◆ Aim
Copy every line in which the string "page" occurs.

◆ Data for processing
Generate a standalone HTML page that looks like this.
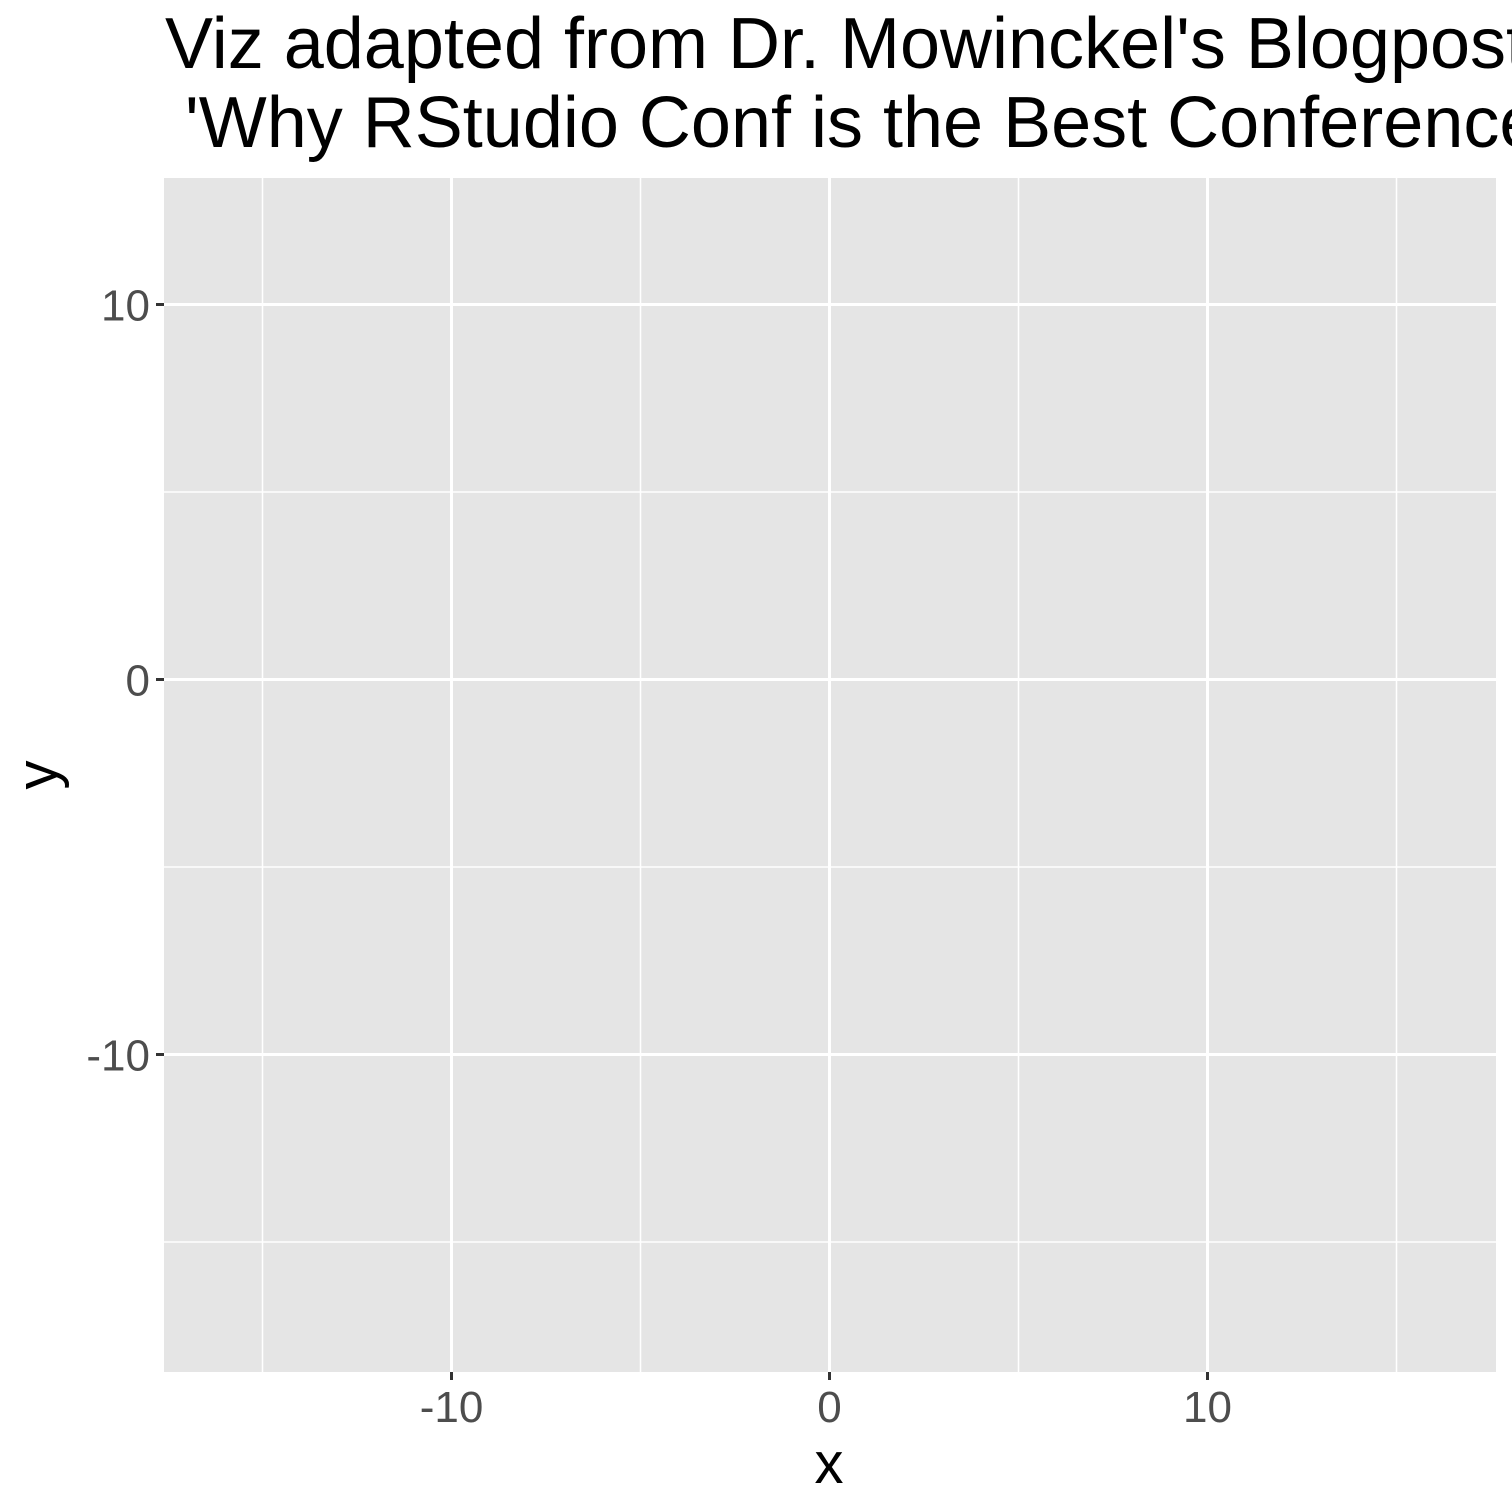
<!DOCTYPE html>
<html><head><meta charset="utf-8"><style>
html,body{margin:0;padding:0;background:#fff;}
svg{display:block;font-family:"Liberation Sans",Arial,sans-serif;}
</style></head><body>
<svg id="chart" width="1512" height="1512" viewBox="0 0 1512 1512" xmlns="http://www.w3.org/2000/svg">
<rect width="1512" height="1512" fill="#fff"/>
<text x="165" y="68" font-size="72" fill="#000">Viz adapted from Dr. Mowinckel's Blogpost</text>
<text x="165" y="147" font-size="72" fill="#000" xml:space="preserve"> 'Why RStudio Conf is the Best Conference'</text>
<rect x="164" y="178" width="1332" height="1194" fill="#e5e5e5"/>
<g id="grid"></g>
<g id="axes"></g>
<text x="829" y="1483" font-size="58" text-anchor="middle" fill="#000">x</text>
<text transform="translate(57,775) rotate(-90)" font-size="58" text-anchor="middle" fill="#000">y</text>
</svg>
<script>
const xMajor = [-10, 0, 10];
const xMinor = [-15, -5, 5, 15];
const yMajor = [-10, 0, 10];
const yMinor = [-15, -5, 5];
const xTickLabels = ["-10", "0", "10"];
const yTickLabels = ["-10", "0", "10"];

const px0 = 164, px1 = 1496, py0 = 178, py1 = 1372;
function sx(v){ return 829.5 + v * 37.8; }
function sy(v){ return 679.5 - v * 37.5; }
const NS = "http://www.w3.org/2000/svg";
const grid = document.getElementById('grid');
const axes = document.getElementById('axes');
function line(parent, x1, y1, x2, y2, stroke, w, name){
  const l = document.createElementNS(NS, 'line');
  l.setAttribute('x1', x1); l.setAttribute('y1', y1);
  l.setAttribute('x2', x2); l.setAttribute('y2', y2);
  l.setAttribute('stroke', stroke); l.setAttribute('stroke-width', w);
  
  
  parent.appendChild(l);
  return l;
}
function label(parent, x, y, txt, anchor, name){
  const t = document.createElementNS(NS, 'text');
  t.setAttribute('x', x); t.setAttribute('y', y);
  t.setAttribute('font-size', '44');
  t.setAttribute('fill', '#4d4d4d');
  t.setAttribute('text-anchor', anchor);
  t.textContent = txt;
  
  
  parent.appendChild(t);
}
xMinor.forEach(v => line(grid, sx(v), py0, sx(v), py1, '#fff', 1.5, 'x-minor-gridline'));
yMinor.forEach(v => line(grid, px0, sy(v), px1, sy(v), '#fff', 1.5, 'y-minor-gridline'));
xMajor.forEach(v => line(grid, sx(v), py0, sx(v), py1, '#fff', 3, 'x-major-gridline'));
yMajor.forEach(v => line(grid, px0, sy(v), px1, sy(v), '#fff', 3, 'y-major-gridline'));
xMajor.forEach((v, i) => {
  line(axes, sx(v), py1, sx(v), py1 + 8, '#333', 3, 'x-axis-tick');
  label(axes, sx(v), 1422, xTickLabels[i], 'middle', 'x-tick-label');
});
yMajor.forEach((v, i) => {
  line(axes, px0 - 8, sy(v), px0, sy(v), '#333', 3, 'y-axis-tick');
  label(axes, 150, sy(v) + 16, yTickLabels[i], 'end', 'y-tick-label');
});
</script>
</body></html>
--
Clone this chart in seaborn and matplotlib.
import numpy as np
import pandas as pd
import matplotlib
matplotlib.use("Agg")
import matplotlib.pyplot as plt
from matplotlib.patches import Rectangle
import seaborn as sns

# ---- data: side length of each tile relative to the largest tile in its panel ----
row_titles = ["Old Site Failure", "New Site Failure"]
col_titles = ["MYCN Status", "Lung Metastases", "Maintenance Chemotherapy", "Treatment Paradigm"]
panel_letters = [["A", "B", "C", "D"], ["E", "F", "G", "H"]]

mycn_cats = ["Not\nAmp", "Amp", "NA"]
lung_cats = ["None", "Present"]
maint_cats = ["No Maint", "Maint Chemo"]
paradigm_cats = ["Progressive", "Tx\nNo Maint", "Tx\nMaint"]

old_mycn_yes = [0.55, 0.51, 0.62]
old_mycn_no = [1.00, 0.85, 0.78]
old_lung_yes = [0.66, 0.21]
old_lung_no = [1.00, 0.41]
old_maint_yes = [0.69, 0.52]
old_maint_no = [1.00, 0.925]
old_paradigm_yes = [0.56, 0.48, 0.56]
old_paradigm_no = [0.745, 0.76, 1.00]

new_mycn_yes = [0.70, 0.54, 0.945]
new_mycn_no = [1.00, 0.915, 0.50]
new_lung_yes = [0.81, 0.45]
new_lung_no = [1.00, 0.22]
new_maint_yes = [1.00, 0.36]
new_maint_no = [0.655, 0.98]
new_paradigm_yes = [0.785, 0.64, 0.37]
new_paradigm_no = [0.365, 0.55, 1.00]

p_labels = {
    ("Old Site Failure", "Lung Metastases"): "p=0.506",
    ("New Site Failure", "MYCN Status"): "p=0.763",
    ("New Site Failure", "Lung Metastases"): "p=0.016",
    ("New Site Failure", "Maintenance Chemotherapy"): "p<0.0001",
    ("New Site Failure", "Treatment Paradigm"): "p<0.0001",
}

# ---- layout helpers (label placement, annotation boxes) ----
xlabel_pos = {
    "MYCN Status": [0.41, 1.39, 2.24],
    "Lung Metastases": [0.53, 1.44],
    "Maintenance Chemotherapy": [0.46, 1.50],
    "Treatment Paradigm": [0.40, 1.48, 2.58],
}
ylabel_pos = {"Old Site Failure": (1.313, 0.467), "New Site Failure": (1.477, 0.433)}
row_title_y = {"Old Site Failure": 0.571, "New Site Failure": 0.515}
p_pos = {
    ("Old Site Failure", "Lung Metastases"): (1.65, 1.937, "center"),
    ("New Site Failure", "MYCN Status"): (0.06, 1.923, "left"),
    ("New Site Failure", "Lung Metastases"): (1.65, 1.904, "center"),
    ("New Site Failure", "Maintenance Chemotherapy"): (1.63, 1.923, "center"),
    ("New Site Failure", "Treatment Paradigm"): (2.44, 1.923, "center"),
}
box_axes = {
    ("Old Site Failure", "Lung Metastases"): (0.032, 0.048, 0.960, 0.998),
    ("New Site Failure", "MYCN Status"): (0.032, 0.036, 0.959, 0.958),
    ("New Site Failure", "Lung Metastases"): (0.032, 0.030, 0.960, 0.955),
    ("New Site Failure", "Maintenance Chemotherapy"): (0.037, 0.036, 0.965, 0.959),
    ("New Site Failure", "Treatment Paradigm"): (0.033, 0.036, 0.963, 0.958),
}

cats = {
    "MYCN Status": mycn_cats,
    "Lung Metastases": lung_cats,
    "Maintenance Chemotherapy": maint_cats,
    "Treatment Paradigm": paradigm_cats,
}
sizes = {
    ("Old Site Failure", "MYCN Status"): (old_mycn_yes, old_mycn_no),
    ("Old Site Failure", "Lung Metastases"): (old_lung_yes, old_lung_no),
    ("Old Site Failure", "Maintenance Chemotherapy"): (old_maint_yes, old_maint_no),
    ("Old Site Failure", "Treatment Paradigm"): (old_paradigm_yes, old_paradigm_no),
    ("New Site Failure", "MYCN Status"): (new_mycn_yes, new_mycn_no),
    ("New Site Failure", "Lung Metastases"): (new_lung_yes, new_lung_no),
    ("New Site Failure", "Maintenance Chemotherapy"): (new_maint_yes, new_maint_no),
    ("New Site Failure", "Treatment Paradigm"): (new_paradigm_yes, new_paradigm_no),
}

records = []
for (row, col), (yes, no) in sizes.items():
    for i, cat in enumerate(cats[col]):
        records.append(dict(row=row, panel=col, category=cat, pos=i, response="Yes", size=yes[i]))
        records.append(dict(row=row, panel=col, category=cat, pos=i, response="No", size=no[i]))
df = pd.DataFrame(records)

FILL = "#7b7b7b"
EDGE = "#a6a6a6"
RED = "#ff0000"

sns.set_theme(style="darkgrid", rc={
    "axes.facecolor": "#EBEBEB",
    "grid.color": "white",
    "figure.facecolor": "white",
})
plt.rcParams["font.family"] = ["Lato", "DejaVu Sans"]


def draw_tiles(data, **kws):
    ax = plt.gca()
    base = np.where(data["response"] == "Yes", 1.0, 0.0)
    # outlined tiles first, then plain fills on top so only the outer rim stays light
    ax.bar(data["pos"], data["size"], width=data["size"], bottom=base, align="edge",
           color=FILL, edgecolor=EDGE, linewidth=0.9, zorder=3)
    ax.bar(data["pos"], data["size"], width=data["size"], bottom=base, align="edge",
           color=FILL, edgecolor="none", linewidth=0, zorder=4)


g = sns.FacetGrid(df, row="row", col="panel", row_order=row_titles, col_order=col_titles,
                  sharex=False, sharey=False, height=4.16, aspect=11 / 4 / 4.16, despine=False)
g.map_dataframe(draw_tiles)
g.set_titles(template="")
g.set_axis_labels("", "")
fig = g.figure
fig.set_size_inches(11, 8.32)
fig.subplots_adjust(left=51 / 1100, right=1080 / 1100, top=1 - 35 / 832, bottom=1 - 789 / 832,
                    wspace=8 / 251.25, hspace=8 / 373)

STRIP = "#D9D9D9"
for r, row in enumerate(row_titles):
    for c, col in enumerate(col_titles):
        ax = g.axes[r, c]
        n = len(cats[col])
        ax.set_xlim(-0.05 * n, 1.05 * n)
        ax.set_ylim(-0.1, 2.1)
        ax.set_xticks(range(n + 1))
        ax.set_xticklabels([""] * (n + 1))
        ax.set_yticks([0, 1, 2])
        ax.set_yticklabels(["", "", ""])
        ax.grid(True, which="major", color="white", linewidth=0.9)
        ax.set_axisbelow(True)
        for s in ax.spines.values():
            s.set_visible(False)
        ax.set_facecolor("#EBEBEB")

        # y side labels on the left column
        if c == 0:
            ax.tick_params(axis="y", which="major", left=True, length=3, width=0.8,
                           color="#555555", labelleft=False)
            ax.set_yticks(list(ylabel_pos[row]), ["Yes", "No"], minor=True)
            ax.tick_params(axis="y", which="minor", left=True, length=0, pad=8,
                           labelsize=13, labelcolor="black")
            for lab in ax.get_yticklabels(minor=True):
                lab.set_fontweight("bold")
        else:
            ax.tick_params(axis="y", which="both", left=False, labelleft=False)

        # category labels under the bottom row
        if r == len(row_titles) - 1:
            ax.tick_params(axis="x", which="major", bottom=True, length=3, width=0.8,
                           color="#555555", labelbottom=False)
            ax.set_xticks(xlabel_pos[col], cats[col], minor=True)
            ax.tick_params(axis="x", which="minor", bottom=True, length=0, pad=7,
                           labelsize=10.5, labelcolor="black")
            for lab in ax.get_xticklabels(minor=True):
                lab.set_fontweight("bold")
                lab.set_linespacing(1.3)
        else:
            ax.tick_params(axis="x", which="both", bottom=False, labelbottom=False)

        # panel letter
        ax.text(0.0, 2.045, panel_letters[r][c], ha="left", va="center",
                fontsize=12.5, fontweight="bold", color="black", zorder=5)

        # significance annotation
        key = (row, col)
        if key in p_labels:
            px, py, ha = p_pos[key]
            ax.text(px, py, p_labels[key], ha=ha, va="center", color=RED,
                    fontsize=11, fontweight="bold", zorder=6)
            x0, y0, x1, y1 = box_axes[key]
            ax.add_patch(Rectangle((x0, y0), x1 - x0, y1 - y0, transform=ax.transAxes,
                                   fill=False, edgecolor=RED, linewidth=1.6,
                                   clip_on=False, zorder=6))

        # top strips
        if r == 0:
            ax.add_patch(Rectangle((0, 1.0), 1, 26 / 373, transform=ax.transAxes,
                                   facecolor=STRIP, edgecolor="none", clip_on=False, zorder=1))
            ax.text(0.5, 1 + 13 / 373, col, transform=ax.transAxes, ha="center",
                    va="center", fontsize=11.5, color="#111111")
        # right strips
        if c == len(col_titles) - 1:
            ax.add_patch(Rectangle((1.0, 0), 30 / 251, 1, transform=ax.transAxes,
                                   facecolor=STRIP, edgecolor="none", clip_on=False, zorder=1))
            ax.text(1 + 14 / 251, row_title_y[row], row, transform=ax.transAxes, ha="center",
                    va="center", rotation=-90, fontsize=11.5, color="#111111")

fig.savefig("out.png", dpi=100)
--
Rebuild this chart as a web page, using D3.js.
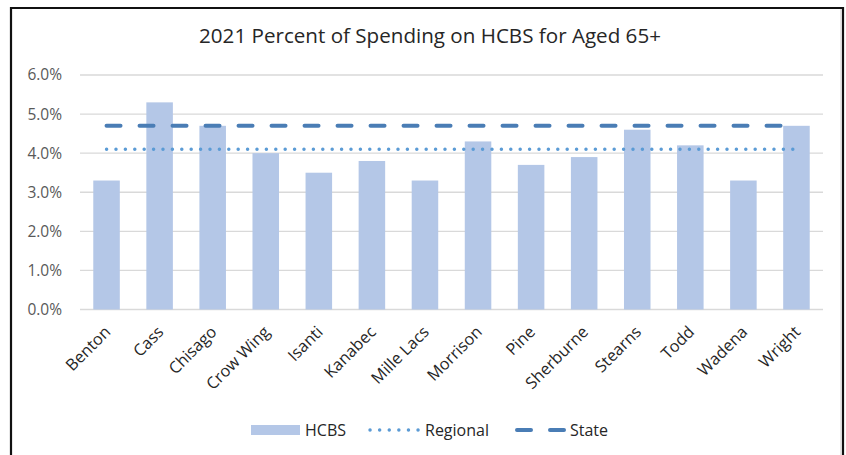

◆ Response to the task
Generate a standalone HTML page that looks like this.
Rebuild this chart as a web page, using D3.js.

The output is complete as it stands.